A promessa gera dúvidas porque a vacina prometida pelos russos surgiu “do nada” e não parece ter seguido o rigoroso processo científico necessário para o desenvolvimento de um composto tão delicado. Normalmente, ele é composto de três etapas, com aumento progressivo no número de voluntários participantes para primeiro analisar possíveis efeitos colaterais, dosagens ideais, a imunogenicidade (geração de resposta imunológica do organismo) e, principalmente, confirmar se a vacina é realmente protetora contra o vírus. Os dados de cada etapa são publicados e revisados pela comunidade científica e servem para que autoridades sanitárias deem o aval para a aplicação. Neste momento, a única informação sobre a vacina da Gamaleya é a promessa de que ela funciona. Recentemente, foi anunciado sucesso em um teste com 40 pessoas, mas não foram divulgados mais dados.
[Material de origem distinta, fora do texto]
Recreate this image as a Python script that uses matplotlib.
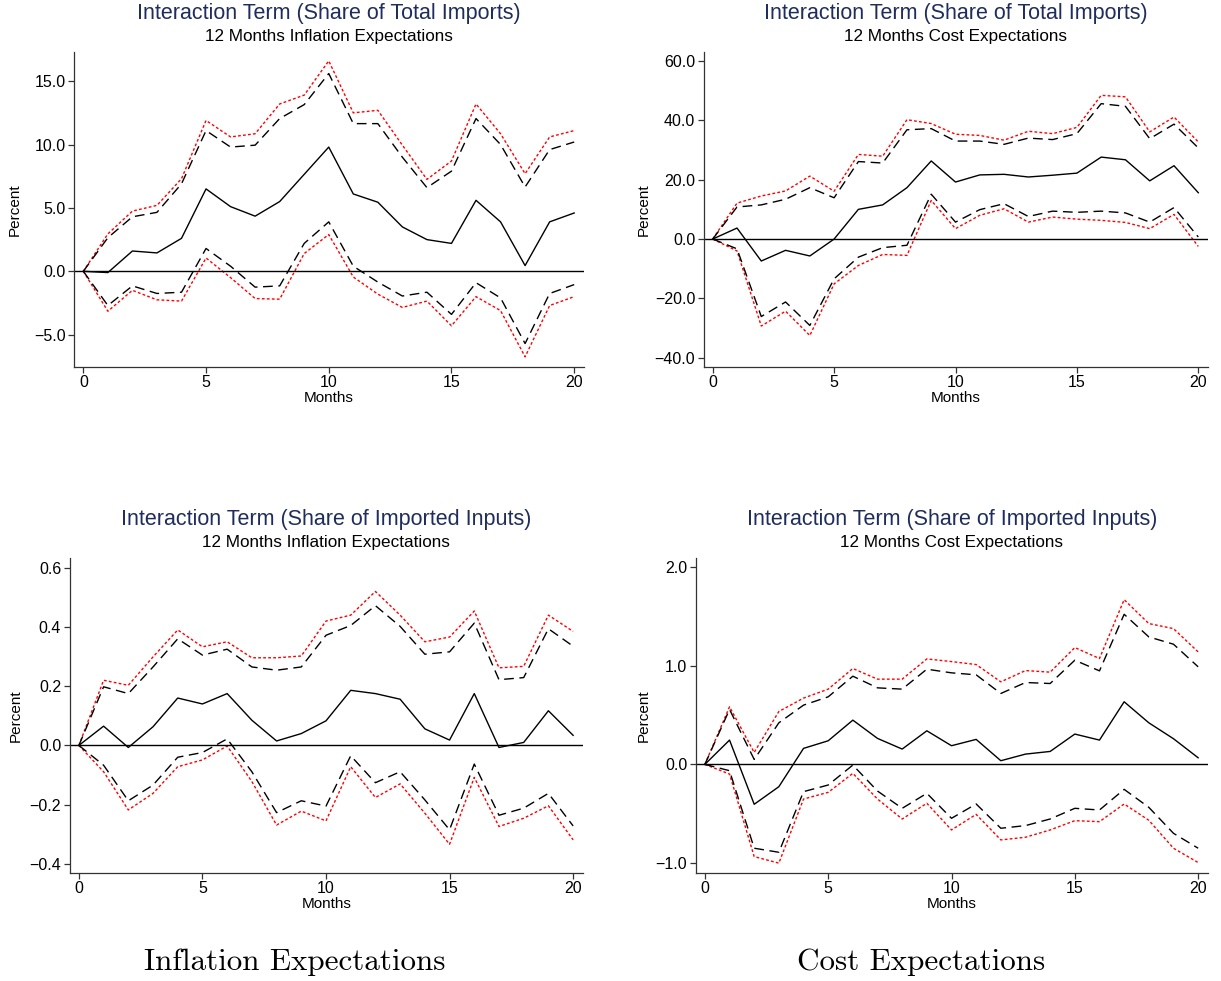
import numpy as np
import matplotlib
matplotlib.use("Agg")
import matplotlib.pyplot as plt

plt.rcParams['font.family'] = ['Liberation Sans', 'DejaVu Sans']

months = np.arange(21)

# Panel 1: total imports, inflation expectations
p1_est = [0, -0.1, 1.6, 1.45, 2.6, 6.5, 5.1, 4.35, 5.5, 7.65, 9.8, 6.1, 5.45, 3.5, 2.5, 2.2, 5.6, 3.9, 0.45, 3.9, 4.6]
p1_up = [0, 2.65, 4.3, 4.65, 6.9, 11.1, 9.8, 9.95, 12.05, 13.15, 15.6, 11.65, 11.65, 9.0, 6.6, 7.9, 12.05, 10.0, 6.65, 9.6, 10.2]
p1_lo = [0, -2.7, -1.15, -1.75, -1.65, 1.8, 0.4, -1.25, -1.15, 2.2, 3.9, 0.4, -0.85, -1.95, -1.65, -3.4, -0.9, -2.1, -5.7, -1.75, -1.05]
p1_up2 = [0, 2.95, 4.75, 5.2, 7.3, 11.9, 10.6, 10.85, 13.2, 13.9, 16.6, 12.5, 12.7, 9.95, 7.25, 8.7, 13.2, 10.85, 7.7, 10.6, 11.1]
p1_lo2 = [0, -3.15, -1.5, -2.25, -2.35, 1.05, -0.5, -2.15, -2.2, 1.4, 2.9, -0.45, -1.8, -2.85, -2.35, -4.3, -2.0, -3.1, -6.75, -2.7, -2.0]

# Panel 2: total imports, cost expectations
p2_est = [0, 3.7, -7.4, -3.8, -5.7, 0, 10.0, 11.5, 17.3, 26.3, 19.2, 21.6, 21.8, 20.9, 21.5, 22.2, 27.6, 26.7, 19.6, 24.7, 15.6]
p2_up = [0, 10.8, 11.5, 13.4, 17.3, 13.9, 26.1, 25.6, 36.8, 37.2, 33.0, 33.0, 31.9, 34.0, 33.5, 35.5, 45.6, 44.7, 33.8, 38.7, 30.7]
p2_lo = [0, -3.3, -26.1, -21.2, -29.1, -13.4, -6.1, -2.9, -2.1, 15.1, 5.7, 9.9, 11.9, 7.6, 9.4, 9.0, 9.4, 8.8, 5.7, 10.6, 0.7]
p2_up2 = [0, 12.1, 14.5, 16.2, 21.2, 16.1, 28.5, 27.9, 40.2, 38.9, 35.3, 34.9, 33.3, 36.3, 35.5, 37.6, 48.4, 47.9, 36.1, 41.1, 32.7]
p2_lo2 = [0, -4.0, -29.3, -24.3, -32.5, -15.1, -8.9, -5.2, -5.5, 13.0, 3.5, 8.0, 10.2, 5.7, 7.4, 6.7, 6.3, 5.6, 3.5, 8.3, -2.5]

# Panel 3: imported inputs, inflation expectations
p3_est = [0, 0.065, -0.007, 0.063, 0.16, 0.14, 0.175, 0.085, 0.015, 0.04, 0.083, 0.186, 0.175, 0.156, 0.056, 0.018, 0.175, -0.007, 0.01, 0.117, 0.034]
p3_up = [0, 0.198, 0.175, 0.265, 0.36, 0.305, 0.325, 0.265, 0.254, 0.265, 0.372, 0.405, 0.472, 0.402, 0.308, 0.316, 0.413, 0.222, 0.229, 0.394, 0.335]
p3_lo = [0, -0.067, -0.187, -0.134, -0.04, -0.024, 0.022, -0.089, -0.227, -0.187, -0.205, -0.035, -0.126, -0.089, -0.184, -0.285, -0.063, -0.236, -0.212, -0.162, -0.272]
p3_up2 = [0, 0.22, 0.203, 0.299, 0.39, 0.333, 0.35, 0.296, 0.296, 0.302, 0.42, 0.44, 0.52, 0.44, 0.35, 0.366, 0.454, 0.262, 0.267, 0.44, 0.385]
p3_lo2 = [0, -0.089, -0.218, -0.162, -0.072, -0.049, -0.002, -0.122, -0.269, -0.222, -0.255, -0.072, -0.176, -0.13, -0.229, -0.334, -0.108, -0.274, -0.246, -0.204, -0.319]

# Panel 4: imported inputs, cost expectations
p4_est = [0, 0.246, -0.404, -0.226, 0.162, 0.239, 0.448, 0.263, 0.155, 0.34, 0.189, 0.253, 0.037, 0.104, 0.131, 0.307, 0.246, 0.634, 0.421, 0.26, 0.067]
p4_up = [0, 0.556, 0.05, 0.421, 0.6, 0.684, 0.893, 0.775, 0.762, 0.964, 0.927, 0.907, 0.718, 0.829, 0.819, 1.055, 0.947, 1.52, 1.291, 1.217, 0.988]
p4_lo = [0, -0.064, -0.849, -0.89, -0.276, -0.209, -0.007, -0.27, -0.445, -0.293, -0.546, -0.401, -0.647, -0.62, -0.553, -0.445, -0.462, -0.253, -0.435, -0.698, -0.849]
p4_up2 = [0, 0.583, 0.121, 0.536, 0.671, 0.762, 0.971, 0.863, 0.863, 1.068, 1.041, 1.011, 0.836, 0.95, 0.934, 1.183, 1.072, 1.668, 1.426, 1.375, 1.139]
p4_lo2 = [0, -0.098, -0.934, -1.0, -0.351, -0.283, -0.091, -0.351, -0.553, -0.394, -0.664, -0.506, -0.765, -0.738, -0.664, -0.57, -0.58, -0.401, -0.566, -0.849, -0.994]

titles = ['Interaction Term (Share of Total Imports)', 'Interaction Term (Share of Total Imports)',
          'Interaction Term (Share of Imported Inputs)', 'Interaction Term (Share of Imported Inputs)']
subtitles = ['12 Months Inflation Expectations', '12 Months Cost Expectations',
             '12 Months Inflation Expectations', '12 Months Cost Expectations']
yticks = [[-5, 0, 5, 10, 15], [-40, -20, 0, 20, 40, 60],
          [-0.4, -0.2, 0, 0.2, 0.4, 0.6], [-1, 0, 1, 2]]
ylims = [(-7.55, 17.3), (-43.1, 63.0), (-0.431, 0.633), (-1.10, 2.09)]

panels = [
    (p1_est, p1_up, p1_lo, p1_up2, p1_lo2),
    (p2_est, p2_up, p2_lo, p2_up2, p2_lo2),
    (p3_est, p3_up, p3_lo, p3_up2, p3_lo2),
    (p4_est, p4_up, p4_lo, p4_up2, p4_lo2),
]

# axes boxes in pixels: left, top, right, bottom
W, H = 1221, 981
boxes = [(74, 52, 584, 367), (703.5, 52, 1208, 367),
         (69.5, 558, 583, 873), (695.5, 558, 1208, 873)]
ylab_off = [59, 60, 54, 52]

fmt = matplotlib.ticker.FuncFormatter(lambda v, p: ('%.1f' % v).replace('-', '\u2212'))

fig = plt.figure(figsize=(W / 100, H / 100), dpi=100)
fig.patch.set_facecolor('white')

for i, (est, up, lo, up2, lo2) in enumerate(panels):
    l, t, r, b = boxes[i]
    ax = fig.add_axes([l / W, 1 - b / H, (r - l) / W, (b - t) / H])
    ax.plot(months, up2, color='red', lw=1.0, dashes=(2, 1.6))
    ax.plot(months, lo2, color='red', lw=1.0, dashes=(2, 1.6))
    ax.plot(months, up, color='black', lw=1.0, dashes=(7, 4))
    ax.plot(months, lo, color='black', lw=1.0, dashes=(7, 4))
    ax.plot(months, est, color='black', lw=1.0)
    ax.axhline(0, color='black', lw=1.0)

    ax.set_xlim(-0.38, 20.4)
    ax.set_ylim(*ylims[i])
    ax.set_xticks([0, 5, 10, 15, 20])
    ax.set_yticks(yticks[i])
    ax.yaxis.set_major_formatter(fmt)
    for s in ['top', 'right']:
        ax.spines[s].set_visible(False)
    for s in ['left', 'bottom']:
        ax.spines[s].set_color('#333333')
        ax.spines[s].set_linewidth(0.9)
    ax.tick_params(direction='out', length=4, width=0.9, color='#333333',
                   labelsize=11.5, pad=2)

    h = b - t
    ax.set_xlabel('Months', fontsize=11, va='center')
    ax.xaxis.set_label_coords(0.5, -31 / h)
    ax.set_ylabel('Percent', fontsize=11, va='center')
    ax.yaxis.set_label_coords(-ylab_off[i] / (r - l), 0.5)

    ax.text(0.5, 1 + 39 / h, titles[i], transform=ax.transAxes, ha='center',
            va='center', fontsize=15.5, color='#1f2d5c')
    ax.text(0.5, 1 + 15 / h, subtitles[i], transform=ax.transAxes, ha='center',
            va='center', fontsize=12.3)

fig.text(295 / W, 1 - 962 / H, 'Inflation Expectations', family='cmr10',
         fontsize=22.4, ha='center', va='center')
fig.text(921 / W, 1 - 962 / H, 'Cost Expectations', family='cmr10',
         fontsize=22.4, ha='center', va='center')

fig.savefig('out.png', dpi=100)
Oficialmente, a pesquisa ainda está na fase 2 de testes, com previsão de conclusão em 3 de agosto, que normalmente envolve algumas centenas de voluntários para oferecer respostas conclusivas sobre segurança e dosagem. O que a publicação diz que vai acontecer agora é que a fase 3 e definitiva acontecerá enquanto a vacina é disponibilizada para acesso público, com prioridade para profissionais de saúde na linha de frente do combate ao vírus. 
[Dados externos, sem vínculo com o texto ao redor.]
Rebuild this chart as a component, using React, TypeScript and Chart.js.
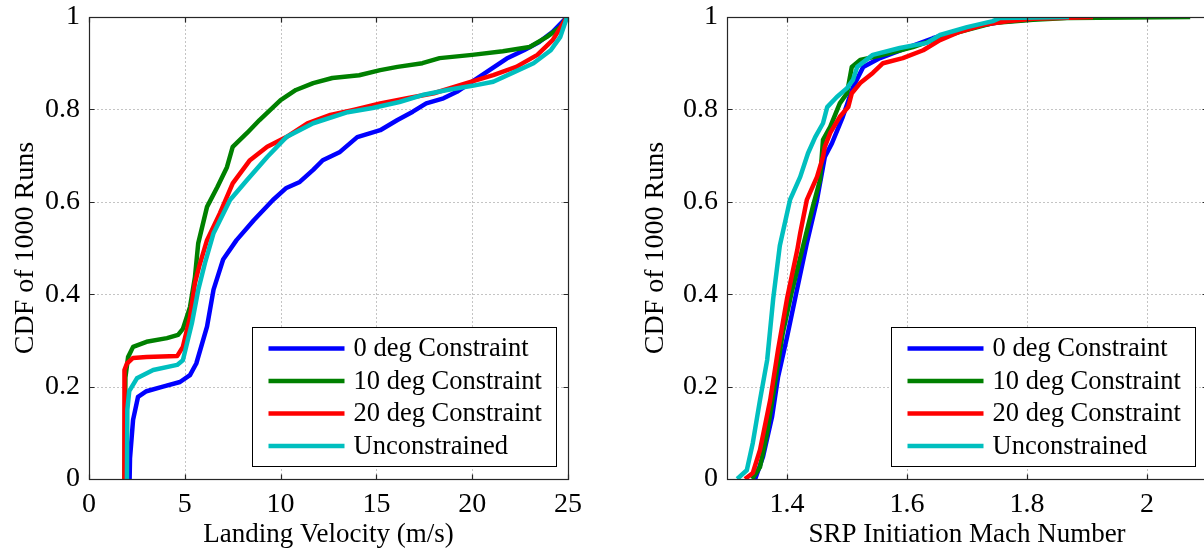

Mesmo sob desconfianças da comunidade científica, oficiais russos afirmaram à CNN que eles planejam a aprovação em 10 de agosto, ou até mesmo antes. Kirill Dmitriev, diretor do Fundo de Investimento Direto Russo, que financia o estudo, compara a pesquisa com um “momento Sputnik”, quando “americanos ficaram surpresos quando ouviram o som do Sputnik”.

“É o mesmo com esta vacina. A Rússia terá chegado lá primeiro”, ele diz.

A justificativa para as pesquisas andarem tão rapidamente é que já havia pesquisas prévias com vacinas para outras doenças, que foram adaptadas para a Covid-19, permitindo queimar algumas etapas de teste.

Durante a rápida fase experimental, os pesquisadores aplicaram o composto em soldados russos, e Alexander Ginsburg, diretor do projeto, diz ter aplicado em si mesmo a vacina, o que vai contra o protocolo científico. Também há relatos de que membros da elite econômica russa terem recebido doses.

A publicação também aponta que os russos justificam o processo acelerado de aprovação em decorrência da gravidade da doença no país, que já tem mais de 800 mil casos confirmados e 13 mil mortes oficiais.

Recentemente, a Rússia foi acusada de recorrer a ciberataques para roubar informações de pesquisas de Estados Unidos e Reino Unido, e não se sabe se isso pode ter alguma relação com a velocidade como os testes avançaram no país. A vacina da Gamaleya utiliza uma tecnologia de vetor viral baseado em adenovírus, inofensivo para humanos, que carrega uma parte do material genético do Sars-Cov-2 para manifestar a proteína “spike”, usada para penetrar nas células, permitindo ao corpo desenvolver uma resposta contra essa proteína. É um método similar aos utilizados pela universidade britânica de Oxford e pela farmacêutica chinesa CanSino.